State and national surveys back Romero's assertion. A September poll from the Public Policy Institute of California found that 65% of likely women voters support Democrat Joe Biden. And a recent national poll conducted for ABC and the Washington Post found that among likely women voters, 59% support Biden. That result includes 62% of all suburban women, and 54% of suburban white women. Other polls find similar results.

Still, Trump thinks he’s tapped into what women voters are looking for. At the end of the day, he thinks that could overshadow any issues they have with his personality.

"You know what women want? More than anything else? They want safety, security and they want to be able to have their houses," Trump said at a recent rally in North Carolina.

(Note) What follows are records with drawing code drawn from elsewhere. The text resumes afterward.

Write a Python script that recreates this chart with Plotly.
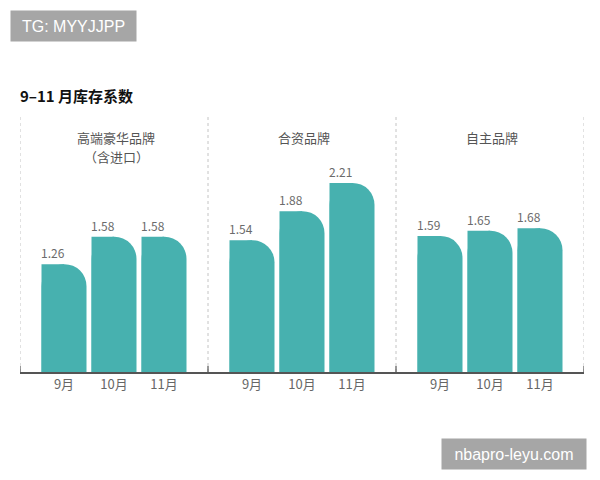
import plotly.graph_objects as go

groups = [["高端豪华品牌", "（含进口）"], ["合资品牌"], ["自主品牌"]]
months = ["9月", "10月", "11月"]
values = [
    [1.26, 1.58, 1.58],
    [1.54, 1.88, 2.21],
    [1.59, 1.65, 1.68],
]
title = "9–11 月库存系数"

BAR_COLOR = "#47B1AF"
GROUP_PITCH = 3.76
BAR_W = 0.9
X0 = -0.88
X1 = 10.4
L, R, T, B = 20, 16, 117, 108
PLOT_H = 480 - T - B
Y_MAX = 2.98

xs, ys, labels = [], [], []
for g, row in enumerate(values):
    for m, v in enumerate(row):
        xs.append(g * GROUP_PITCH + m)
        ys.append(v)
        labels.append(months[m])

fig = go.Figure()
fig.add_trace(go.Bar(x=xs, y=ys, width=BAR_W, offset=-BAR_W / 2,
                     marker=dict(color=BAR_COLOR, cornerradius=22, line=dict(width=0)),
                     hoverinfo="skip"))
fig.add_trace(go.Bar(x=xs, y=ys, width=BAR_W / 2, offset=-BAR_W / 2,
                     marker=dict(color=BAR_COLOR, line=dict(width=0)),
                     hoverinfo="skip"))

ann = []
for x, v in zip(xs, ys):
    ann.append(dict(x=x - BAR_W / 2, y=v, xref="x", yref="y", text=f"{v:.2f}",
                    showarrow=False, xanchor="left", yanchor="bottom", yshift=1, xshift=-3,
                    font=dict(size=12, color="#6b6b6b")))

shapes = []
for g in range(len(values) + 1):
    sx = X0 + g * GROUP_PITCH if g < len(values) else X1
    shapes.append(dict(type="line", xref="x", yref="paper", x0=sx, x1=sx, y0=0, y1=1,
                       line=dict(color="#c4c4c4", width=1, dash="dot")))
    shapes.append(dict(type="line", xref="x", yref="y", x0=sx, x1=sx, y0=0, y1=0.07,
                       line=dict(color="#555555", width=1.2)))

for g, lines in enumerate(groups):
    cx = g * GROUP_PITCH + 1
    for i, line in enumerate(lines):
        ann.append(dict(x=cx, y=(372 - (137 + 19 * i)) / PLOT_H, xref="x", yref="paper",
                        text=line, showarrow=False, xanchor="center", yanchor="middle",
                        xshift=2, font=dict(size=13, color="#555555")))

ann.append(dict(x=(10 - L) / 564, y=(372 - 10) / PLOT_H, xref="paper", yref="paper",
                text="TG: MYYJJPP", showarrow=False, xanchor="left", yanchor="top",
                bgcolor="#a6a6a6", width=121, height=26, borderpad=2,
                font=dict(size=16, color="white", family="Liberation Sans, Arial")))
ann.append(dict(x=(587 - L) / 564, y=(372 - 470) / PLOT_H, xref="paper", yref="paper",
                text="nbapro-leyu.com", showarrow=False, xanchor="right", yanchor="bottom",
                bgcolor="#a6a6a6", width=140, height=26, borderpad=2,
                font=dict(size=16, color="white", family="Liberation Sans, Arial")))

fig.update_layout(
    width=600, height=480,
    margin=dict(l=L, r=R, t=T, b=B),
    paper_bgcolor="white", plot_bgcolor="white",
    showlegend=False, barmode="overlay",
    font=dict(family="Noto Sans CJK SC, Noto Sans, sans-serif"),
    title=dict(text="<b>" + title + "</b>", x=20 / 600, xanchor="left",
               y=1 - 97 / 480, yanchor="middle",
               font=dict(size=15, color="#111111")),
    xaxis=dict(range=[X0, X1], tickvals=xs, ticktext=labels, showgrid=False,
               zeroline=False, showline=True, linecolor="#555555", linewidth=1.5,
               ticks="", tickfont=dict(size=13, color="#666666")),
    yaxis=dict(range=[0, Y_MAX], visible=False, showgrid=False, zeroline=False),
    annotations=ann, shapes=shapes,
)

fig.write_html("out.html")
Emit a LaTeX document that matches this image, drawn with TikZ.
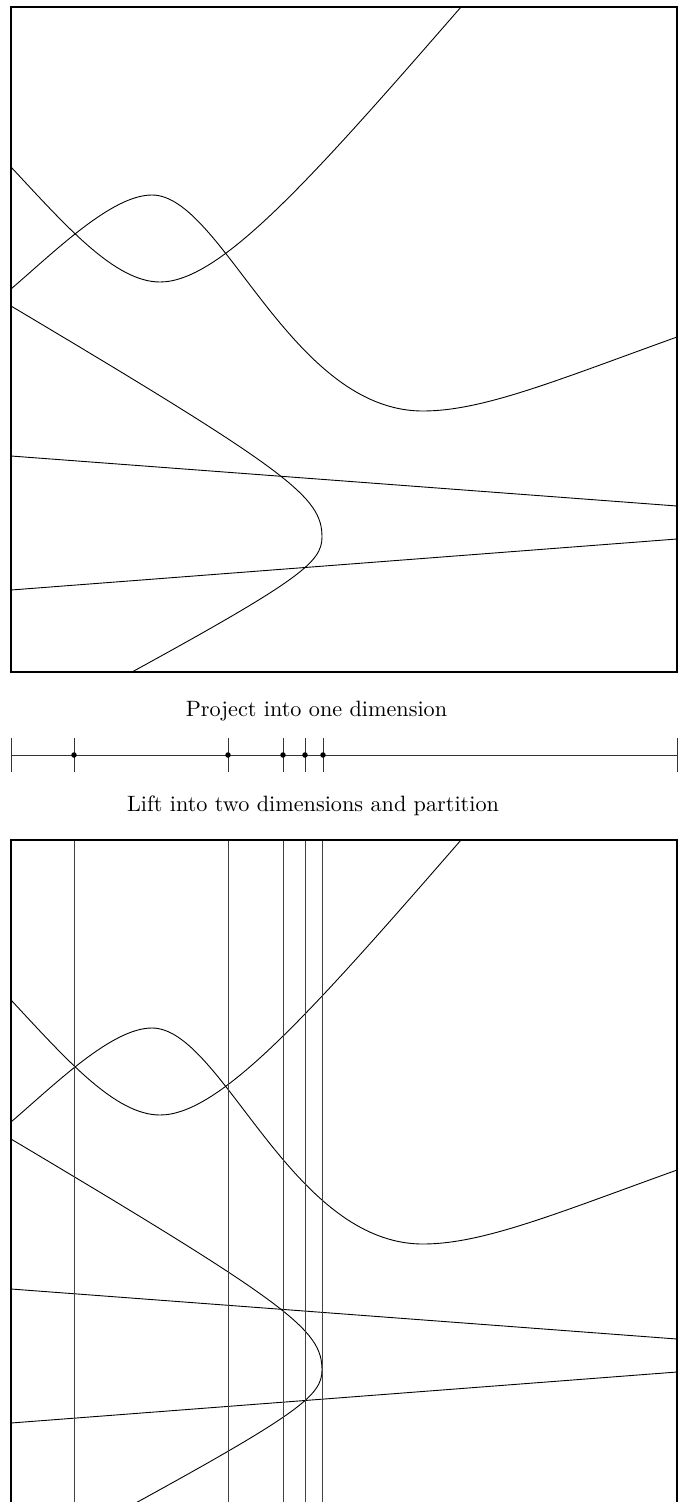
\documentclass[tikz,border=0pt]{standalone}
\tikzset{
  curve/.style={line width=0.9pt, black},
  frame/.style={line width=1.3pt, black},
  part/.style={line width=0.9pt, black!75},
  tick/.style={line width=0.9pt, black!80},
  dotmark/.style={circle, fill=black, inner sep=0pt, minimum size=5.5pt},
  caption/.style={font=\fontsize{10}{12}\selectfont, scale=2.22, inner sep=0pt, anchor=base}
}
\newcommand{\mycurves}{%
  % curve A
  \draw[curve] (11,289) .. controls (56,250.3) and (112,195) .. (152,195)
    .. controls (222,195) and (290,411) .. (423,411)
    .. controls (483,411) and (557,380.2) .. (677,337);
  % curve B
  \draw[curve] (11,167) .. controls (66,226) and (115,282) .. (160,282)
    .. controls (220,282) and (311,179.5) .. (461,7);
  % curve C
  \draw[curve] (11,306) .. controls (290,472) and (322,497) .. (322,537)
    .. controls (322,562) and (300,580) .. (132,672);
  % lines
  \draw[curve] (11,456) -- (677,506);
  \draw[curve] (11,590) -- (677,539);
}
\begin{document}
\begin{tikzpicture}[x=1pt,y=-1pt]
\useasboundingbox (0,0) rectangle (684,1502);
% top box
\begin{scope}
  \clip (11,7) rectangle (677,672);
  \mycurves
\end{scope}
\draw[frame] (11,7) rectangle (677,672);
% caption 1
\node[caption] (cap1) at (316.5,716.5) {Project into one dimension};
% number line
\coordinate (nl) at (11,755);
\coordinate (nr) at (677,755);
\draw[tick] (nl) -- (nr);
\draw[tick] (11,738) -- (11,772);
\draw[tick] (677,738) -- (677,772);
\foreach \x/\n in {74/p1,228/p2,283/p3,305/p4,323/p5}{
  \draw[tick] (\x,738) -- (\x,772);
  \node[dotmark] (\n) at (\x,755) {};
}
% caption 2
\node[caption] (cap2) at (313,811) {Lift into two dimensions and partition};
% bottom box
\begin{scope}
  \clip (11,840) rectangle (677,1505);
  \begin{scope}[shift={(0,833)}]
    \mycurves
  \end{scope}
  \foreach \x in {74,228,283,305,322}{
    \draw[part] (\x,840) -- (\x,1505);
  }
\end{scope}
\draw[frame] (11,1505) -- (11,840) -- (677,840) -- (677,1505);
\end{tikzpicture}
\end{document}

That message resonated with Chico resident Jenni Schaeffer, who is 56 years old, white and lives alone. She said Trump is a narcissist and drives her crazy. But she’s also worried about her safety and is planning to get a concealed carry permit.

“When it comes to policies and stuff, I don't want someone taking my guns away," Schaeffer said. "As a woman, that's my only equalizer. And I think Biden and Harris will take that away from me.”

Schaeffer is also strongly anti-abortion, another policy she aligns with Trump on. So, while she doesn’t like his tweets or the things he says, she’ll likely vote to give him a second term. And as the election draws closer, Trump is hoping there are more women like her who back his policies, if not his persona.